Exercise: Omit pictures and quote the listing below line by line, from its start through the line that holds "from statistics import NormalDist".

------ Dataset extract

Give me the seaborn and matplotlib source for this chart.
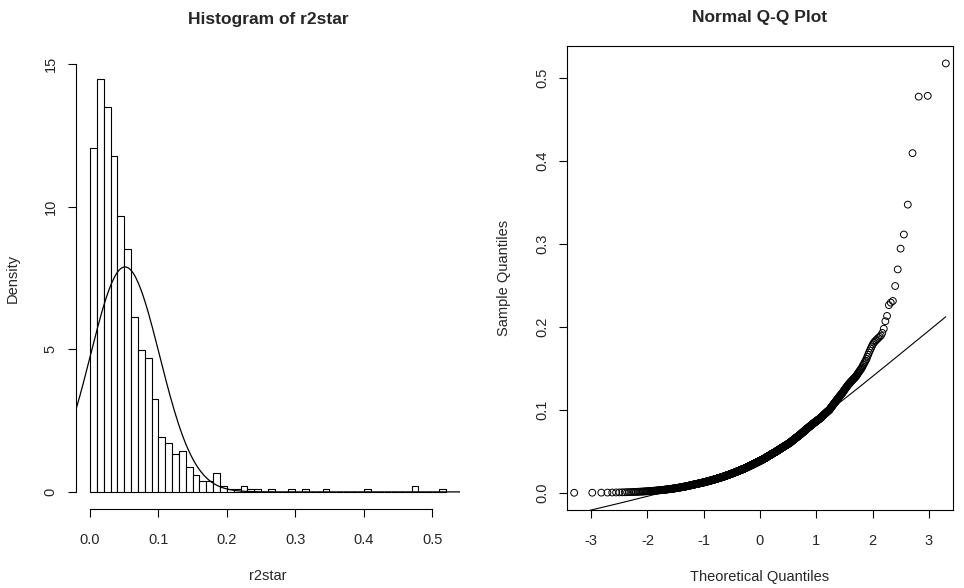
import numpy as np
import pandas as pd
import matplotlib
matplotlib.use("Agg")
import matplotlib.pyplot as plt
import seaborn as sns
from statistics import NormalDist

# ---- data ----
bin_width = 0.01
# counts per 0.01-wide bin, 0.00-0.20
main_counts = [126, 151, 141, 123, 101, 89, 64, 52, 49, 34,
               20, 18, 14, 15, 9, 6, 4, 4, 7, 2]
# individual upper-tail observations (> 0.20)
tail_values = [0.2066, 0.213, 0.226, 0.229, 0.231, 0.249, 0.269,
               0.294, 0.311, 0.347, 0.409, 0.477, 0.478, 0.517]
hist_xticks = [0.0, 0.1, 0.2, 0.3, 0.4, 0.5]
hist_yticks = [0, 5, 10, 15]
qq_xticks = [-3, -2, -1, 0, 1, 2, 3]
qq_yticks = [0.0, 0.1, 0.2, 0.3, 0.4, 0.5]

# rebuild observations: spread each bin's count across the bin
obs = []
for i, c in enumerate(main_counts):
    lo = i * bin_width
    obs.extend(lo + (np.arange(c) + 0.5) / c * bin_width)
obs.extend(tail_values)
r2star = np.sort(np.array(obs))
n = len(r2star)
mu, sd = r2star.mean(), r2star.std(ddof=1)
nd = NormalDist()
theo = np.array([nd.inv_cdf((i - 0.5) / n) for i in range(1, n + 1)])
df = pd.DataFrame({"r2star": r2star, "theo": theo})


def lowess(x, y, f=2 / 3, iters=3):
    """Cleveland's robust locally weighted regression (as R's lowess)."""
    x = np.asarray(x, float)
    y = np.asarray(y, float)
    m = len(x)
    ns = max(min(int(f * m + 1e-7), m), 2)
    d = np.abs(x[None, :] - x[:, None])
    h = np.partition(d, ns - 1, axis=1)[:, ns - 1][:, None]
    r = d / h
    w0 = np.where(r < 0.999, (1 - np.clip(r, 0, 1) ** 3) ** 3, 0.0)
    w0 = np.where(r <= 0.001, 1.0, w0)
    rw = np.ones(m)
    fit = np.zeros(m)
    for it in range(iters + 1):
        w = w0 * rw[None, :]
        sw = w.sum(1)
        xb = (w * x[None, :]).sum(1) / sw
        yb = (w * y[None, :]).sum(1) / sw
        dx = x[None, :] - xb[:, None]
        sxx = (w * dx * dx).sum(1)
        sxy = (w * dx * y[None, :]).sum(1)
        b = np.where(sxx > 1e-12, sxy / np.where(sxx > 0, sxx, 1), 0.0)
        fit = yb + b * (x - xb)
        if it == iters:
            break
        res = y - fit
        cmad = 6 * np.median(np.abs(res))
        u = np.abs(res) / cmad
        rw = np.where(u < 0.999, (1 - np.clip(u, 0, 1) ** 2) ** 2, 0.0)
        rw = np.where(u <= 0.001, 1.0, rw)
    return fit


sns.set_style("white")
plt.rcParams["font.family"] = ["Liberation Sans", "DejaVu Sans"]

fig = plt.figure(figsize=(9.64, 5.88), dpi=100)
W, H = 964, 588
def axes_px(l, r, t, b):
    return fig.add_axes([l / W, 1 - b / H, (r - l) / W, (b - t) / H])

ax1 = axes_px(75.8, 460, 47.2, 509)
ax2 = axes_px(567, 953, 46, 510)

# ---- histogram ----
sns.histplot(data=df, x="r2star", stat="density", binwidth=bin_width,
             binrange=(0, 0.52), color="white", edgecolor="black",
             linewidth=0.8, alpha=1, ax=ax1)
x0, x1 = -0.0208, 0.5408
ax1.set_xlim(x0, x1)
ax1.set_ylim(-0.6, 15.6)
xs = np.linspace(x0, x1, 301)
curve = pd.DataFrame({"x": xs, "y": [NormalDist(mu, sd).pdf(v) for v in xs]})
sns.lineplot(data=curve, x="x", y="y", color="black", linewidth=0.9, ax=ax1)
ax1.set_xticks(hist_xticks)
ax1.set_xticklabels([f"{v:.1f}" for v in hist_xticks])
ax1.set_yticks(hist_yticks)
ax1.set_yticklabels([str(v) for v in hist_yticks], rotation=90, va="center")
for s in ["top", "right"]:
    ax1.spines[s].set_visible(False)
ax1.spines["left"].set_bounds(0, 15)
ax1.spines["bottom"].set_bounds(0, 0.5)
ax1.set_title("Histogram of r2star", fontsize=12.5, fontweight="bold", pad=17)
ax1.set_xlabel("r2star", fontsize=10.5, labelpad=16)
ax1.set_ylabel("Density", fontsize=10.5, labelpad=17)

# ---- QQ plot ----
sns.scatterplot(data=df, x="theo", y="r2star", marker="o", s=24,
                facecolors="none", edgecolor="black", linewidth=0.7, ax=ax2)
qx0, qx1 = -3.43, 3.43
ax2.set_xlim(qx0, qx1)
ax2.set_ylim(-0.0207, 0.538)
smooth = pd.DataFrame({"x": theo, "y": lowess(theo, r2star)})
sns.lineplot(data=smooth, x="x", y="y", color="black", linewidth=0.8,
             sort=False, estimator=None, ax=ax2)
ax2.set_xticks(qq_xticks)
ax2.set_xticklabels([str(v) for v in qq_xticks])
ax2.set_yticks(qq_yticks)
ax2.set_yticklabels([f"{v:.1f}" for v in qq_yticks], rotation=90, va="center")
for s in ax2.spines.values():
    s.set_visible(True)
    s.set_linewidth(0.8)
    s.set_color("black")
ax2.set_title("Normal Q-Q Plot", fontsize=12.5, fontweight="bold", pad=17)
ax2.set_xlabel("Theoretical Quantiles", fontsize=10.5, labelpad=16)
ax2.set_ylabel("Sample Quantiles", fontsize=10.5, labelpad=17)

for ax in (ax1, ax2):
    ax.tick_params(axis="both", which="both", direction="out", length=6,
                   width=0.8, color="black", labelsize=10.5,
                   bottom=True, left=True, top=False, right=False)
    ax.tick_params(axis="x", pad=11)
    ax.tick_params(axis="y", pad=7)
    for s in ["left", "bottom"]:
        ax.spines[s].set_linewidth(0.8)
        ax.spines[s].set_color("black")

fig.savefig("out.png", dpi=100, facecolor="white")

------------

Response:
Give me the seaborn and matplotlib source for this chart.
import numpy as np
import pandas as pd
import matplotlib
matplotlib.use("Agg")
import matplotlib.pyplot as plt
import seaborn as sns
from statistics import NormalDist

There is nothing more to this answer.